── WORKING DATA ──
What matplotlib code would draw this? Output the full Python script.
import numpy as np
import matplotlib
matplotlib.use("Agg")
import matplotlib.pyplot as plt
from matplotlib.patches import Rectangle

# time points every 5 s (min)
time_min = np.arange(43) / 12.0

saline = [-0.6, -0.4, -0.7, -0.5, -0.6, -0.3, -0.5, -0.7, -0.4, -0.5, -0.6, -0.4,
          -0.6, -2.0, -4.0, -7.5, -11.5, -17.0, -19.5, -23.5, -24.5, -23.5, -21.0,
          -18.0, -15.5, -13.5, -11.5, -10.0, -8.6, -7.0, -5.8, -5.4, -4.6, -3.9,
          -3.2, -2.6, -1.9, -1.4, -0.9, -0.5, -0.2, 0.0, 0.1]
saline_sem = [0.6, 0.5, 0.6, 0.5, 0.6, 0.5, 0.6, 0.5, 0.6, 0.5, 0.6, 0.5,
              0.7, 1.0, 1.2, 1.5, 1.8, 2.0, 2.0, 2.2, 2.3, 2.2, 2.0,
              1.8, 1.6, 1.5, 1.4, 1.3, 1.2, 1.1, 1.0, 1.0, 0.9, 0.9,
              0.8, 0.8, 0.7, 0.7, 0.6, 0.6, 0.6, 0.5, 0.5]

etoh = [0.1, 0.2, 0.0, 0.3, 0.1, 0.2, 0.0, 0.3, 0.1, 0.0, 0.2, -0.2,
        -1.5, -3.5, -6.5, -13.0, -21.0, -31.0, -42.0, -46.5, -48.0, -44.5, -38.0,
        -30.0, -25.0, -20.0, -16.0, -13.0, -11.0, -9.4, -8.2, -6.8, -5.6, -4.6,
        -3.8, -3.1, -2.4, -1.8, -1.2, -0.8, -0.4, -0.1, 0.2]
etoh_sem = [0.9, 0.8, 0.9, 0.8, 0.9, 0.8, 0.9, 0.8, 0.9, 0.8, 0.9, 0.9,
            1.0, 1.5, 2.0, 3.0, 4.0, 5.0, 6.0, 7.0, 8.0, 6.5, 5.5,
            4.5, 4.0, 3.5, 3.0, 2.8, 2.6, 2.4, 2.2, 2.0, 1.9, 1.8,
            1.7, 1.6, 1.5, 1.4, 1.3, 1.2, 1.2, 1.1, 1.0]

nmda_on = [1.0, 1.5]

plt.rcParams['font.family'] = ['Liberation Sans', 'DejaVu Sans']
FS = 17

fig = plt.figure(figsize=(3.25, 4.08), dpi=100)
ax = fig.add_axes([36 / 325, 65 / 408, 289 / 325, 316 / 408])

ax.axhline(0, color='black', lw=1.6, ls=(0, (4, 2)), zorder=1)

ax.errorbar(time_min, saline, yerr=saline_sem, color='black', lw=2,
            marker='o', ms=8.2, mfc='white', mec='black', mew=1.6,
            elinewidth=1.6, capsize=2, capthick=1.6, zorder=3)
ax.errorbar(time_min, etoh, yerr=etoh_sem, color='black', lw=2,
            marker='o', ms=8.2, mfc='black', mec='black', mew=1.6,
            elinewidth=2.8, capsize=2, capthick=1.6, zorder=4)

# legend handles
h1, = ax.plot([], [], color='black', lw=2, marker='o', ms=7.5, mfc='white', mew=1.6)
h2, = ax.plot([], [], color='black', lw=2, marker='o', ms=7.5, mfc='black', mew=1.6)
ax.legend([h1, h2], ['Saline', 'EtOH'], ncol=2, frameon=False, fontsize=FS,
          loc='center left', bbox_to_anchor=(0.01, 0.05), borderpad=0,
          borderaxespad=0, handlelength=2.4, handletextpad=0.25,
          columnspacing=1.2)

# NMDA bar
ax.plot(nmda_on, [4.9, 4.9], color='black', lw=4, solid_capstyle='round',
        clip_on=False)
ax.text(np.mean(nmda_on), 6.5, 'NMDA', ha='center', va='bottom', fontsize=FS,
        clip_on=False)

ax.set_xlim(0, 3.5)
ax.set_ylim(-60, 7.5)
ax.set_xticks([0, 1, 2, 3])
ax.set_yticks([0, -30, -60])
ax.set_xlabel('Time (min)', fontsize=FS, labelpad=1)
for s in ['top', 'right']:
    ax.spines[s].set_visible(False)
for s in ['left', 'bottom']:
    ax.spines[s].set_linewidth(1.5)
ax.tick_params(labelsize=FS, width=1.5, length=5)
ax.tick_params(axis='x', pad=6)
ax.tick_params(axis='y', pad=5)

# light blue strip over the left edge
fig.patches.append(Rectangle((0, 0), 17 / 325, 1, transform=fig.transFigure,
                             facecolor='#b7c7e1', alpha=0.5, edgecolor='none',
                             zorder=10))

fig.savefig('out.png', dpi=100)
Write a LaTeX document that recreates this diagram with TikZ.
───
■ STATED EXERCISE
In the entries above, find lines with "matplotlib" and copy each.

■ RESULT OF THE TASK
What matplotlib code would draw this? Output the full Python script.
import matplotlib
matplotlib.use("Agg")
import matplotlib.pyplot as plt
from matplotlib.patches import Rectangle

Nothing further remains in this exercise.